The Motivations and Economics Behind the Modern Day Cyber Criminal

Modern Day Cyber Criminal

This post is based on a keynote presentation given at the 2018 FBI CJIS Symposium.

Cyber criminals’ greatest advantage is their superhuman reputation. Demystifying this false perception removes the assumption that they cannot be defeated. So, let’s talk...

Popular culture has perpetuated the myth that cyber criminals are masked thieves with computer skills indistinguishable to magic. Part of this can be linked to the news industry becoming profit-based. Reporters produce sensationalized stories, preying on the public’s vulnerabilities and pre-existing anxieties. The click-bait headlines and exaggeration has not only sold us their faulty stories but their biased ideas, as well. But just like everything else in Hollywood the realistic examples of computer exploitation aren’t entertaining enough to show on the big screen.

This widespread misrepresentation has only fueled the negative emotions end users feel when encountering risky situations. Understanding who the actual perpetrators are is the first step in being proactive when it comes to cyber security.

So who are these mysterious criminals and what is it they want?

Many cyber criminals are regular people with 9-to-5 jobs and families. They have bills to pay and quotas to meet. Not quite so exciting, right?

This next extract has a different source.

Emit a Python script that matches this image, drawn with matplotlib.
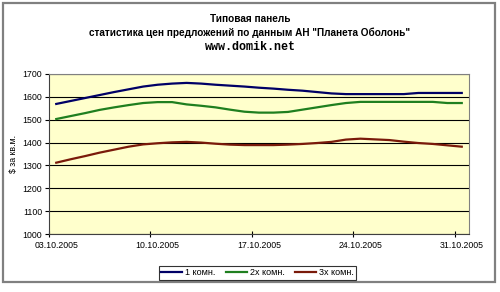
import datetime as dt
import matplotlib
matplotlib.use("Agg")
import matplotlib.pyplot as plt
from matplotlib.patches import Rectangle

plt.rcParams['font.family'] = ['Liberation Sans', 'DejaVu Sans']

# daily prices, 03.10.2005 .. 31.10.2005
start = dt.date(2005, 10, 3)
one_room = [1569, 1582, 1595, 1608, 1621, 1633, 1645, 1653, 1658, 1661,
            1658, 1653, 1649, 1645, 1640, 1636, 1631, 1627, 1621, 1615,
            1612, 1612, 1612, 1612, 1612, 1617, 1617, 1617, 1617]
two_room = [1503, 1516, 1529, 1543, 1554, 1564, 1573, 1577, 1577, 1567,
            1561, 1554, 1544, 1535, 1531, 1531, 1534, 1544, 1554, 1564,
            1573, 1578, 1578, 1578, 1578, 1578, 1578, 1573, 1573]
three_room = [1312, 1327, 1341, 1356, 1369, 1382, 1392, 1397, 1401, 1403,
              1400, 1395, 1391, 1389, 1389, 1389, 1391, 1394, 1398, 1403,
              1413, 1417, 1414, 1411, 1404, 1398, 1394, 1388, 1382]
series_names = ["1 комн.", "2х комн.", "3х комн."]
colors = ["#000066", "#1f7f1f", "#7a1a0a"]

days = list(range(len(one_room)))
dates = [start + dt.timedelta(days=d) for d in days]
label_days = days[::7]
label_text = [dates[d].strftime("%d.%m.%Y") for d in label_days]

fig = plt.figure(figsize=(5, 2.92), dpi=100)
ax = fig.add_axes([0.098, 0.1986, 0.84, 0.548])
ax.set_facecolor("#ffffcc")

for vals, name, c in zip([one_room, two_room, three_room], series_names, colors):
    ax.plot(days, vals, color=c, lw=1.6, label=name)

ax.set_xlim(-0.5, len(days) - 0.5)
ax.set_ylim(1000, 1700)
ax.set_yticks(range(1000, 1701, 100))
ax.grid(axis="y", color="black", lw=0.8)
ax.set_axisbelow(True)

# labels centred on the day, tick marks on the day boundary
ax.set_xticks(label_days)
ax.set_xticklabels(label_text)
ax.tick_params(axis="x", which="major", length=0, pad=5, labelsize=6.3)
ax.set_xticks([d - 0.5 for d in label_days], minor=True)
ax.tick_params(axis="x", which="minor", length=4, direction="inout", width=0.8)
ax.tick_params(axis="y", length=3, width=0.8, labelsize=6.3, pad=2)

for s in ["top", "right"]:
    ax.spines[s].set_color("#808080")
for s in ["left", "bottom"]:
    ax.spines[s].set_color("#404040")

ax.set_ylabel("$ за кв.м.", fontsize=6.3, labelpad=3)

fig.text(0.5, 0.935, "Типовая панель", ha="center", va="center", fontsize=7.2, fontweight="bold")
fig.text(0.5, 0.887, 'статистика цен предложений по данным АН "Планета Оболонь"',
         ha="center", va="center", fontsize=7.2, fontweight="bold")
fig.text(0.5, 0.838, "www.domik.net", ha="center", va="center", fontsize=8.5,
         fontweight="bold", family="Liberation Mono")

leg = fig.legend(loc="center", bbox_to_anchor=(0.515, 0.066), ncol=3, fontsize=6.5,
                 frameon=True, fancybox=False, edgecolor="black", handlelength=2.3,
                 handletextpad=0.3, columnspacing=1.2, borderpad=0.3)
leg.get_frame().set_linewidth(0.8)

fig.patches.append(Rectangle((3 / 500, 1 - 282 / 292), 492 / 500, 279 / 292,
                             transform=fig.transFigure, fill=False,
                             edgecolor="#808080", lw=1.6, zorder=-1))

fig.savefig("out.png", dpi=100)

However, the motivations behind their criminal activity is where it can get a little more complicated. There are several different types of cyber attacks that Ben Desjardins, VP of Product Marketing at RSA Security explains.

Clearly, cyber criminals’ motivations are linked to the way they operate. Understanding the varying types of these attacks helps us identify where to defend.

One example is a phone call from a criminal posing as an authority figure, a suspicious pop-up ad, or a breach in a company’s security - whatever it is, the common theme is an exploitation of trust and urgency. Most social engineering attacks prey on our instinctive reactions to situations, not allowing us to slow down. People then react emotionally, with fear and panic influencing their decision-making.

With simple preparation or foreknowledge, these situations can be handled appropriately and even avoided. Slowing down cyber criminals with a security perimeter of trained people is key.

It all goes back to understanding and being informed. Knowing who and what we are dealing with is crucial to help reduce our susceptibility. Forewarned is forearmed.